Are Singapore investors ready for dual class shares (DCS), a structure giving some shareholders such as founders greater voting rights? And just how effective are proposed safeguards to mitigate their perceived risks?
These were among the issues raised at a round-table discussion held yesterday by the Singapore Exchange (SGX) and National University of Singapore Faculty of Law on the feasibility of introducing DCS structures here.
"The adoption of a well-defined DCS structure could be a progressive step for our capital markets as we ready ourselves as a capital-raising venue for new industries," SGX chief executive Loh Boon Chye said.
Dual class listings are seen as a potential panacea for the dearth of big initial public offerings.
After a Singapore Companies Act amendment to allow public companies to have DCS took effect in March and the Listings Advisory Committee (LAC) endorsed it with certain "safeguards" to mitigate risks, SGX moved closer to opening its doors to DCS. A public consultation will be held by year-end before SGX makes its decision.
Concerns were raised on checks and balances for such structures and whether interests could be aligned if shareholder voting power and economic rights are mismatched.
"The fundamental question is whether there should be an emphasis on protecting assets or enhancing shareholder value. So there is this whole issue of trust that underpins many of the arguments: How can we trust management if we have no control over you at all?" SGX chief regulatory officer Tan Boon Gin said.
Safeguards to mitigate risks proposed by the LAC were discussed. Several panellists said investor awareness over the governance structure of companies they are investing in is crucial.
Straits Times senior correspondent Goh Eng Yeow said: "One of the LAC's recommendations is that it should be mandatory for a dual class listed company to implement a code of corporate governance. And one part of the code is the role of independent directors. But how frequently do you have independent directors raising issues on management?
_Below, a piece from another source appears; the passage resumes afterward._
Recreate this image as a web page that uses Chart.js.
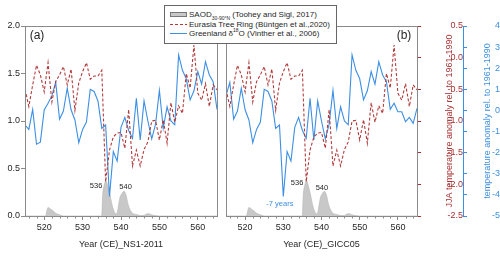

"We should also ask if the investing public understands the issues involved and whether they are ready for these substantially different voting rights in a listed company."
Others believe small investors are already familiar with entrenchment risks. "It is common that major shareholders hold a 40 per cent or more stake in listed companies. Even if small investors get together, they can't affect the appointment of directors or executives' remuneration. So for them, there already exists two classes of shares - majority-owned shares and minority shares," said Mr Ang Hao Yao, a private investor and member of the corporate governance committee of the Securities Investors Association (Singapore).
A potential safeguard could be to give newly listed dual class companies "an incubation period, which means founders know they have a limited period to control the company with a firmer hand. And after that, control will devolve to another level of management, and the founders have less entrenched rights," said Ms Stefanie Yuen Thio, TSMP Law's joint managing director.